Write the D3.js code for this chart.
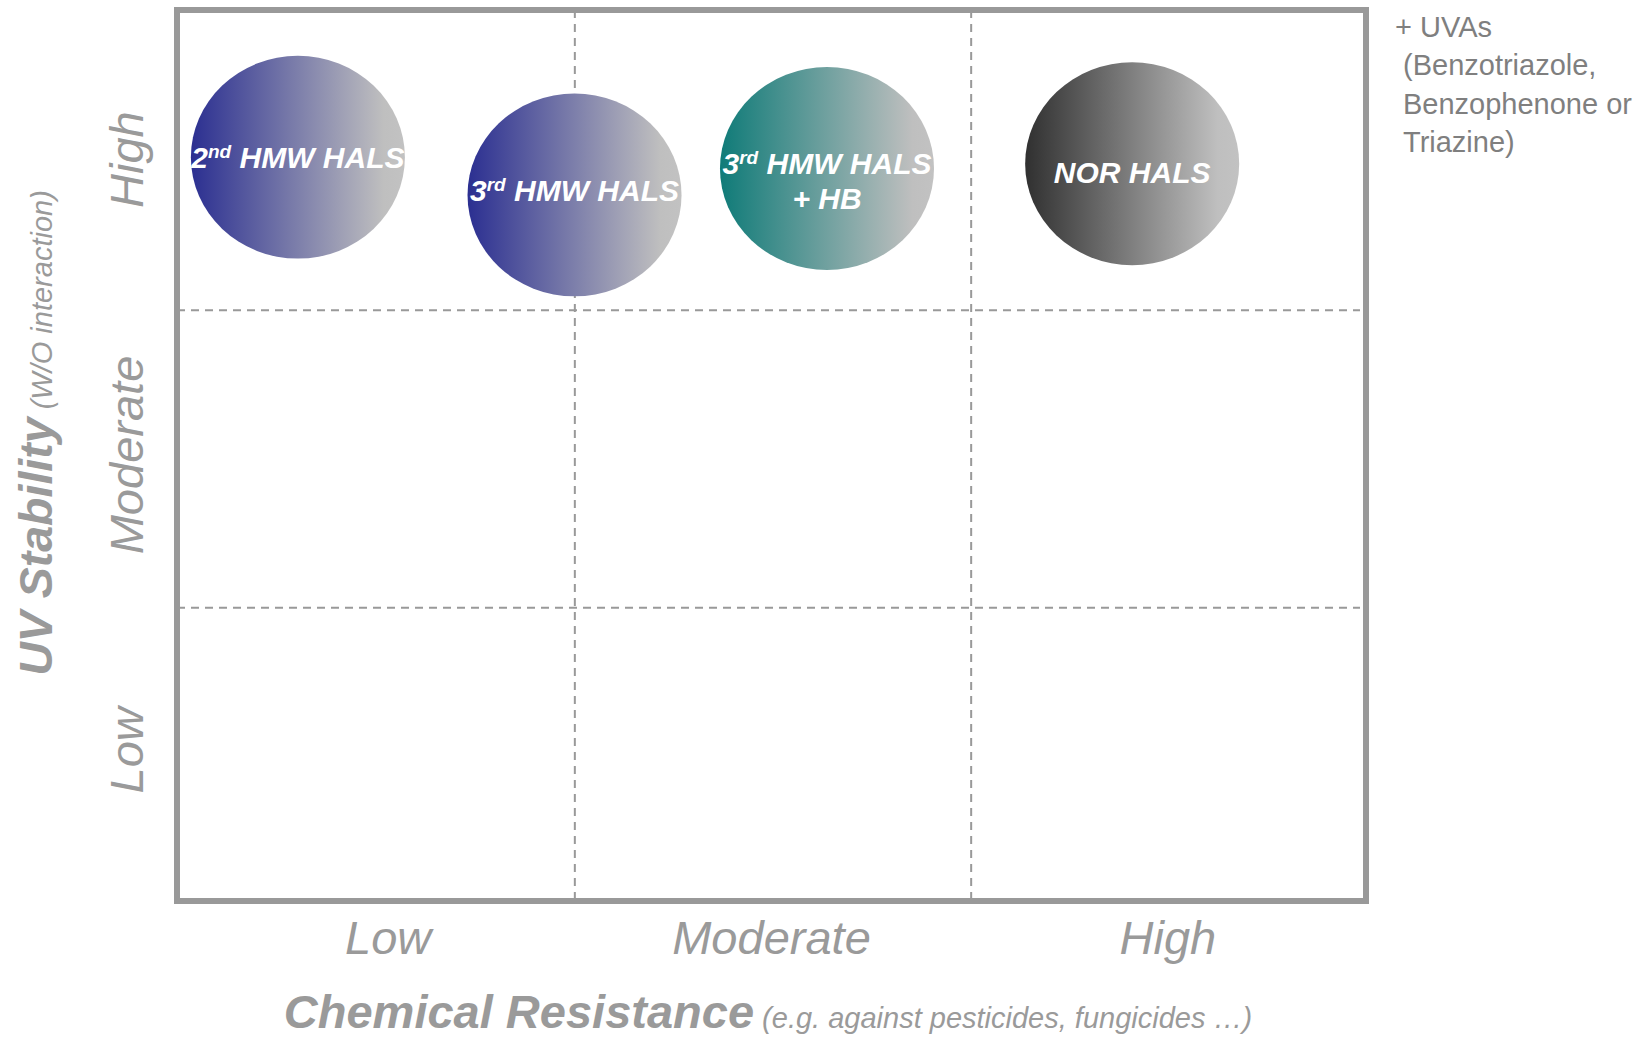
<!DOCTYPE html>
<html>
<head>
<meta charset="utf-8">
<script src="https://cdn.jsdelivr.net/npm/d3@7"></script>
<style>
  html, body { margin: 0; padding: 0; background: #ffffff; }
  svg { display: block; font-family: "Liberation Sans", Arial, sans-serif; }
</style>
</head>
<body>
<svg id="chart" width="1650" height="1038"></svg>
<script>
// Rating levels used on both axes
const levels = ["Low", "Moderate", "High"];

// Stabiliser classes placed on the resistance / stability grid
const names = ["2^nd HMW HALS", "3^rd HMW HALS", "3^rd HMW HALS|+ HB", "NOR HALS"];
const chemicalResistance = [0.305, 1.003, 1.64, 2.41];  // 0..3 along x
const uvStability = [2.515, 2.388, 2.477, 2.493];       // 0..3 along y

// Side note text
const noteLines = ["+ UVAs", "(Benzotriazole,", "Benzophenone or", "Triazine)"];

// ---- layout ----
const frame = { left: 177, right: 1366, top: 10, bottom: 901 };
const bubbleHalfW = 0.27;   // in x units
const bubbleHalfH = 0.341;  // in y units
const labelShift = [0, -5, 12, 8];
const xTickShift = [13, 0, 0];
const startColors = ["#2b2f91", "#2b2f91", "#0f7b78", "#303030"];
const axisGrey = "#9a9a9a";
const fontStack = "'Liberation Sans', Arial, sans-serif";

const svg = d3.select("#chart");

const x = d3.scaleLinear().domain([0, 3]).range([frame.left, frame.right]);
const y = d3.scaleLinear().domain([0, 3]).range([905, 13]);
const xBand = d3.scaleBand().domain(levels).range([frame.left, frame.right]);
const yBand = d3.scaleBand().domain(levels).range([898, 12]);

// gradients
const defs = svg.append("defs");
names.forEach((n, i) => {
  const g = defs.append("linearGradient")
    .attr("id", "grad" + i)
    .attr("x1", 0).attr("y1", 0).attr("x2", 1).attr("y2", 0);
  g.append("stop").attr("offset", 0).attr("stop-color", startColors[i]);
  g.append("stop").attr("offset", 0.9).attr("stop-color", "#bfbfbf");
  g.append("stop").attr("offset", 1).attr("stop-color", "#c2c2c2");
});

// dashed separators between levels
const grid = svg.append("g")
  .attr("stroke", "#999")
  .attr("stroke-width", 2)
  .attr("stroke-dasharray", "8,6")
  .attr("fill", "none");
grid.selectAll("line.v").data([1, 2]).join("line")
  .attr("class", "v")
  .attr("x1", d => x(d) + 1.5).attr("x2", d => x(d) + 1.5)
  .attr("y1", frame.top).attr("y2", frame.bottom);
grid.selectAll("line.h").data([1, 2]).join("line")
  .attr("class", "h")
  .attr("x1", frame.left).attr("x2", frame.right - 6)
  .attr("y1", d => y(d)).attr("y2", d => y(d));

// frame
svg.append("rect")
  .attr("x", frame.left).attr("y", frame.top)
  .attr("width", frame.right - frame.left)
  .attr("height", frame.bottom - frame.top)
  .attr("fill", "none")
  .attr("stroke", "#999")
  .attr("stroke-width", 6);

// bubbles
const bubbles = svg.append("g").selectAll("g")
  .data(names.map((n, i) => ({ name: n, cx: chemicalResistance[i], uv: uvStability[i], i })))
  .join("g");

bubbles.append("ellipse")
  .attr("cx", d => x(d.cx))
  .attr("cy", d => y(d.uv))
  .attr("rx", x(bubbleHalfW) - x(0))
  .attr("ry", y(0) - y(bubbleHalfH))
  .attr("fill", d => `url(#grad${d.i})`);

const fs = 30;
const lineGap = 35;
bubbles.each(function (d) {
  const lines = d.name.split("|");
  const cx = x(d.cx);
  const cy = y(d.uv) + labelShift[d.i];
  const firstBase = cy - (lines.length - 1) * lineGap / 2 + fs * 0.36;
  const t = d3.select(this).append("text")
    .attr("text-anchor", "middle")
    .attr("fill", "#ffffff")
    .attr("font-weight", "bold")
    .attr("font-style", "italic")
    .attr("font-size", fs);
  lines.forEach((ln, li) => {
    const line = t.append("tspan").attr("x", cx).attr("y", firstBase + li * lineGap);
    const m = ln.match(/^(\d)\^(\w+)(.*)$/);
    if (m) {
      line.text(m[1]);
      t.append("tspan").attr("font-size", 19).attr("dy", -10).text(m[2]);
      t.append("tspan").attr("dy", 10).text(m[3]);
    } else {
      line.text(ln);
    }
  });
});

// bottom level labels
const xAxis = svg.append("g")
  .attr("transform", `translate(0,954)`)
  .call(d3.axisBottom(xBand).tickSize(0).tickPadding(0));
xAxis.select(".domain").remove();
xAxis.selectAll("text")
  .attr("x", (d, i) => xTickShift[i])
  .attr("y", 0).attr("dy", 0)
  .attr("fill", axisGrey)
  .attr("font-size", 47)
  .attr("font-style", "italic")
  .attr("font-family", fontStack);

// left level labels (rotated)
const yAxis = svg.append("g")
  .attr("transform", `translate(143,0)`)
  .call(d3.axisLeft(yBand).tickSize(0).tickPadding(0));
yAxis.select(".domain").remove();
yAxis.selectAll("text")
  .attr("x", 0).attr("dy", 0)
  .attr("text-anchor", "middle")
  .attr("transform", "rotate(-90)")
  .attr("fill", axisGrey)
  .attr("font-size", 47)
  .attr("font-style", "italic")
  .attr("font-family", fontStack);

// axis titles
const xTitle = svg.append("text")
  .attr("x", 768).attr("y", 1028)
  .attr("text-anchor", "middle")
  .attr("fill", axisGrey)
  .attr("font-style", "italic");
xTitle.append("tspan").attr("font-weight", "bold").attr("font-size", 47).text("Chemical Resistance");
xTitle.append("tspan").attr("font-size", 29).text(" (e.g. against pesticides, fungicides …)");

const yTitle = svg.append("text")
  .attr("transform", "translate(52,433) rotate(-90)")
  .attr("text-anchor", "middle")
  .attr("fill", axisGrey)
  .attr("font-style", "italic");
yTitle.append("tspan").attr("font-weight", "bold").attr("font-size", 46.5).text("UV Stability");
yTitle.append("tspan").attr("font-size", 29).text(" (W/O interaction)");

// side note
const note = svg.append("text")
  .attr("fill", "#7f7f7f")
  .attr("font-size", 29);
note.selectAll("tspan").data(noteLines).join("tspan")
  .attr("x", (d, i) => i === 0 ? 1395 : 1403)
  .attr("y", (d, i) => 36.5 + i * 38.5)
  .text(d => d);
</script>
</body>
</html>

• Objective:
Images in the data above are to be skipped. Retype all other material exactly.

• Exercise answer:
Write the D3.js code for this chart.
<!DOCTYPE html>
<html>
<head>
<meta charset="utf-8">
<script src="https://cdn.jsdelivr.net/npm/d3@7"></script>
<style>
  html, body { margin: 0; padding: 0; background: #ffffff; }
  svg { display: block; font-family: "Liberation Sans", Arial, sans-serif; }
</style>
</head>
<body>
<svg id="chart" width="1650" height="1038"></svg>
<script>
// Rating levels used on both axes
const levels = ["Low", "Moderate", "High"];

// Stabiliser classes placed on the resistance / stability grid
const names = ["2^nd HMW HALS", "3^rd HMW HALS", "3^rd HMW HALS|+ HB", "NOR HALS"];
const chemicalResistance = [0.305, 1.003, 1.64, 2.41];  // 0..3 along x
const uvStability = [2.515, 2.388, 2.477, 2.493];       // 0..3 along y

// Side note text
const noteLines = ["+ UVAs", "(Benzotriazole,", "Benzophenone or", "Triazine)"];

// ---- layout ----
const frame = { left: 177, right: 1366, top: 10, bottom: 901 };
const bubbleHalfW = 0.27;   // in x units
const bubbleHalfH = 0.341;  // in y units
const labelShift = [0, -5, 12, 8];
const xTickShift = [13, 0, 0];
const startColors = ["#2b2f91", "#2b2f91", "#0f7b78", "#303030"];
const axisGrey = "#9a9a9a";
const fontStack = "'Liberation Sans', Arial, sans-serif";

const svg = d3.select("#chart");

const x = d3.scaleLinear().domain([0, 3]).range([frame.left, frame.right]);
const y = d3.scaleLinear().domain([0, 3]).range([905, 13]);
const xBand = d3.scaleBand().domain(levels).range([frame.left, frame.right]);
const yBand = d3.scaleBand().domain(levels).range([898, 12]);

// gradients
const defs = svg.append("defs");
names.forEach((n, i) => {
  const g = defs.append("linearGradient")
    .attr("id", "grad" + i)
    .attr("x1", 0).attr("y1", 0).attr("x2", 1).attr("y2", 0);
  g.append("stop").attr("offset", 0).attr("stop-color", startColors[i]);
  g.append("stop").attr("offset", 0.9).attr("stop-color", "#bfbfbf");
  g.append("stop").attr("offset", 1).attr("stop-color", "#c2c2c2");
});

// dashed separators between levels
const grid = svg.append("g")
  .attr("stroke", "#999")
  .attr("stroke-width", 2)
  .attr("stroke-dasharray", "8,6")
  .attr("fill", "none");
grid.selectAll("line.v").data([1, 2]).join("line")
  .attr("class", "v")
  .attr("x1", d => x(d) + 1.5).attr("x2", d => x(d) + 1.5)
  .attr("y1", frame.top).attr("y2", frame.bottom);
grid.selectAll("line.h").data([1, 2]).join("line")
  .attr("class", "h")
  .attr("x1", frame.left).attr("x2", frame.right - 6)
  .attr("y1", d => y(d)).attr("y2", d => y(d));

// frame
svg.append("rect")
  .attr("x", frame.left).attr("y", frame.top)
  .attr("width", frame.right - frame.left)
  .attr("height", frame.bottom - frame.top)
  .attr("fill", "none")
  .attr("stroke", "#999")
  .attr("stroke-width", 6);

// bubbles
const bubbles = svg.append("g").selectAll("g")
  .data(names.map((n, i) => ({ name: n, cx: chemicalResistance[i], uv: uvStability[i], i })))
  .join("g");

bubbles.append("ellipse")
  .attr("cx", d => x(d.cx))
  .attr("cy", d => y(d.uv))
  .attr("rx", x(bubbleHalfW) - x(0))
  .attr("ry", y(0) - y(bubbleHalfH))
  .attr("fill", d => `url(#grad${d.i})`);

const fs = 30;
const lineGap = 35;
bubbles.each(function (d) {
  const lines = d.name.split("|");
  const cx = x(d.cx);
  const cy = y(d.uv) + labelShift[d.i];
  const firstBase = cy - (lines.length - 1) * lineGap / 2 + fs * 0.36;
  const t = d3.select(this).append("text")
    .attr("text-anchor", "middle")
    .attr("fill", "#ffffff")
    .attr("font-weight", "bold")
    .attr("font-style", "italic")
    .attr("font-size", fs);
  lines.forEach((ln, li) => {
    const line = t.append("tspan").attr("x", cx).attr("y", firstBase + li * lineGap);
    const m = ln.match(/^(\d)\^(\w+)(.*)$/);
    if (m) {
      line.text(m[1]);
      t.append("tspan").attr("font-size", 19).attr("dy", -10).text(m[2]);
      t.append("tspan").attr("dy", 10).text(m[3]);
    } else {
      line.text(ln);
    }
  });
});

// bottom level labels
const xAxis = svg.append("g")
  .attr("transform", `translate(0,954)`)
  .call(d3.axisBottom(xBand).tickSize(0).tickPadding(0));
xAxis.select(".domain").remove();
xAxis.selectAll("text")
  .attr("x", (d, i) => xTickShift[i])
  .attr("y", 0).attr("dy", 0)
  .attr("fill", axisGrey)
  .attr("font-size", 47)
  .attr("font-style", "italic")
  .attr("font-family", fontStack);

// left level labels (rotated)
const yAxis = svg.append("g")
  .attr("transform", `translate(143,0)`)
  .call(d3.axisLeft(yBand).tickSize(0).tickPadding(0));
yAxis.select(".domain").remove();
yAxis.selectAll("text")
  .attr("x", 0).attr("dy", 0)
  .attr("text-anchor", "middle")
  .attr("transform", "rotate(-90)")
  .attr("fill", axisGrey)
  .attr("font-size", 47)
  .attr("font-style", "italic")
  .attr("font-family", fontStack);

// axis titles
const xTitle = svg.append("text")
  .attr("x", 768).attr("y", 1028)
  .attr("text-anchor", "middle")
  .attr("fill", axisGrey)
  .attr("font-style", "italic");
xTitle.append("tspan").attr("font-weight", "bold").attr("font-size", 47).text("Chemical Resistance");
xTitle.append("tspan").attr("font-size", 29).text(" (e.g. against pesticides, fungicides …)");

const yTitle = svg.append("text")
  .attr("transform", "translate(52,433) rotate(-90)")
  .attr("text-anchor", "middle")
  .attr("fill", axisGrey)
  .attr("font-style", "italic");
yTitle.append("tspan").attr("font-weight", "bold").attr("font-size", 46.5).text("UV Stability");
yTitle.append("tspan").attr("font-size", 29).text(" (W/O interaction)");

// side note
const note = svg.append("text")
  .attr("fill", "#7f7f7f")
  .attr("font-size", 29);
note.selectAll("tspan").data(noteLines).join("tspan")
  .attr("x", (d, i) => i === 0 ? 1395 : 1403)
  .attr("y", (d, i) => 36.5 + i * 38.5)
  .text(d => d);
</script>
</body>
</html>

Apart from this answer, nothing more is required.